Under the Bumper to Bumper policy, there is 100% coverage for all fibre, rubber and metal parts without deduction of depreciation. The coverage also includes the costs for emergency transports, hotel expenses and key replacements. Zero Depreciation policy is gaining popularity among the present generation car buyers, especially those buying high-end and expensive cars.

How Worthwhile is a Zero Depreciation Car Insurance Policy?
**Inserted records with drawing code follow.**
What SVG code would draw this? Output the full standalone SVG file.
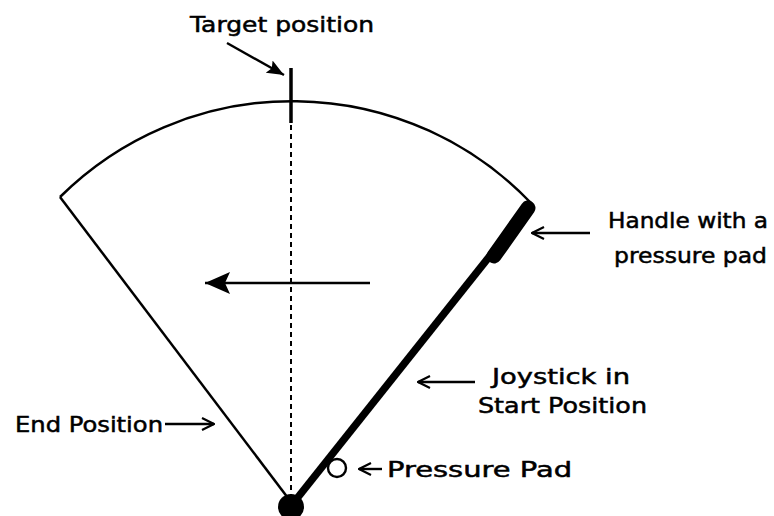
<svg xmlns="http://www.w3.org/2000/svg" width="774" height="516" viewBox="0 0 774 516">
<defs>
<style>
.t{font-family:"DejaVu Sans","Liberation Sans",sans-serif;font-size:21px;fill:#000;stroke:#000;stroke-width:0.5}
.ln{stroke:#000;fill:none;stroke-width:2.5}
.ar{stroke:#000;fill:none;stroke-width:2.4}
</style>
<marker id="open" viewBox="0 0 14 14" refX="13" refY="7" markerWidth="14" markerHeight="14" markerUnits="userSpaceOnUse" orient="auto">
<path d="M1,1 L13,7 L1,13" fill="none" stroke="#000" stroke-width="2.2"/>
</marker>
<marker id="solid" viewBox="0 0 18 16" refX="17" refY="8" markerWidth="18" markerHeight="16" markerUnits="userSpaceOnUse" orient="auto">
<path d="M0,1 L17,8 L0,15 L3,8 Z" fill="#000"/>
</marker>
<marker id="big" viewBox="0 0 26 22" refX="25" refY="11" markerWidth="26" markerHeight="22" markerUnits="userSpaceOnUse" orient="auto">
<path d="M0,0 L25,11 L0,22 L5,11 Z" fill="#000"/>
</marker>
</defs>
<g id="sector">
<path class="ln" d="M60,197 A330,330 0 0 1 531,203"/>
<line class="ln" x1="60" y1="197" x2="291" y2="502"/>
<line x1="291" y1="125" x2="291" y2="496" stroke="#000" stroke-width="2" stroke-dasharray="5,4"/>
</g>
<g id="target">
<line x1="291" y1="68" x2="291" y2="123" stroke="#000" stroke-width="3.5"/>
</g>
<g id="joystick">
<line x1="291" y1="506" x2="520" y2="218" stroke="#000" stroke-width="7.5"/>
<line x1="494" y1="256" x2="528" y2="208" stroke="#000" stroke-width="15" stroke-linecap="round"/>
<circle cx="291" cy="507" r="13" fill="#000"/>
<circle cx="337" cy="468" r="9" fill="#fff" stroke="#000" stroke-width="2.4"/>
</g>
<g id="connectors">
<line class="ar" x1="227" y1="43" x2="284" y2="75" marker-end="url(#solid)"/>
<line class="ar" x1="370" y1="283" x2="205" y2="283" marker-end="url(#big)"/>
<line class="ar" x1="590" y1="233" x2="532" y2="233" marker-end="url(#open)"/>
<line class="ar" x1="475" y1="382" x2="418" y2="382" marker-end="url(#open)"/>
<line class="ar" x1="382" y1="469" x2="359" y2="469" marker-end="url(#open)"/>
<line class="ar" x1="165" y1="424" x2="214" y2="424" marker-end="url(#open)"/>
</g>
<g id="labels">
<text class="t" x="190" y="32" textLength="184" lengthAdjust="spacingAndGlyphs">Target position</text>
<text class="t" x="608" y="228" textLength="160" lengthAdjust="spacingAndGlyphs">Handle with a</text>
<text class="t" x="614" y="263" textLength="153" lengthAdjust="spacingAndGlyphs">pressure pad</text>
<text class="t" x="492" y="384" textLength="138" lengthAdjust="spacingAndGlyphs">Joystick in</text>
<text class="t" x="478" y="413" textLength="169" lengthAdjust="spacingAndGlyphs">Start Position</text>
<text class="t" x="387" y="477" textLength="185" lengthAdjust="spacingAndGlyphs">Pressure Pad</text>
<text class="t" x="15" y="432" textLength="148" lengthAdjust="spacingAndGlyphs">End Position</text>
</g>
</svg>
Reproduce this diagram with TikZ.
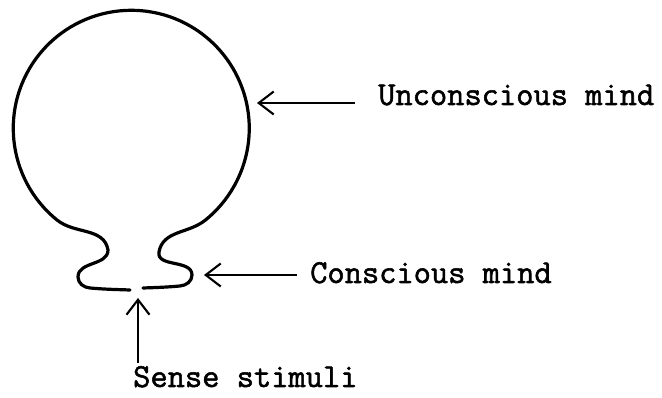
\documentclass[tikz,border=0pt]{standalone}
\usepackage{fontspec}
\newfontfamily\typewriter{Latin Modern Mono}[FakeBold=1.6]
\usetikzlibrary{arrows.meta}
\tikzset{balloon/.style={line width=3.2pt, line cap=round, line join=round}}
\tikzset{pointer/.style={-{Straight Barb[length=15pt, width=23pt]}, line width=2.1pt}}
\tikzset{typed/.style={font=\typewriter\fontsize{33.5}{38}\selectfont, inner sep=0pt, anchor=base west}}

\begin{document}
\begin{tikzpicture}[x=1pt, y=1pt]
  \useasboundingbox (0,0) rectangle (662,398);

  % the balloon: big circle, narrow neck, two small lobes
  \draw[balloon] (130,108) to[out=178, in=-5] (90,110) to[out=175, in=-90] (78,121)
    to[out=90, in=-90] (108,148) to[out=100, in=-39] (57,178)
    arc[start angle=231, end angle=-51, radius=118pt]
    to[out=219, in=80] (159,146) to[out=-100, in=90] (192,123)
    to[out=-90, in=5] (180,112) to[out=185, in=2] (143,110);

  \node[typed] (unc) at (378,293) {Unconscious mind};
  \node[typed] (con) at (310,115) {Conscious mind};
  \node[typed] (sense) at (133,11) {Sense stimuli};

  \coordinate (unctail) at (355,295);
  \coordinate (unctip) at (257,295);
  \coordinate (contail) at (297,123);
  \coordinate (contip) at (204,123);
  \coordinate (sensetail) at (138,35);
  \coordinate (sensetip) at (138,100);

  \draw[pointer] (unctail) -- (unctip);
  \draw[pointer] (contail) -- (contip);
  \draw[pointer] (sensetail) -- (sensetip);
\end{tikzpicture}
\end{document}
Everything has its advantages and disadvantages and Zero Depreciation policy is no exception. The coverage of these policies is undoubtedly better than comprehensive policies. However, no good thing comes for free. Bumper to Bumper policies offer a greater coverage and hence its cost is much more than standard car insurance policies. The premiums are substantially higher, which makes it a little unreachable for people seeking affordable car insurance. However, for those who do not mind paying high premiums, this policy is desirable as it provides complete peace of mind.

These policies limit the number of claims that you can make in a year. This is done to curb customers from filing claims for small damages just because they do not have to bear the cost.

Bumper to Bumper Car insurance Policies are good for brand new cars as claims are not entertained for cars which are more than 3 years old or have been driven beyond 36,000kms. Benefits are not provided in such cases. Moreover, it is also not a wise idea to shell out higher premium on old cars.

Zero Depreciation Policy Exclusions

  • Damages in tyres or car batteries are generally not covered underBumper to Bumper policies unless you take an additional cover or if it is exclusively mentioned in the policy.
  • It does not cover damage in the car engine due to water ingression or oil leakage unless an additional cover is taken for it.
  • Mechanical breakdown of you vehicle is not covered.
  • These policies do not cover the cost of consumables and oil change in car.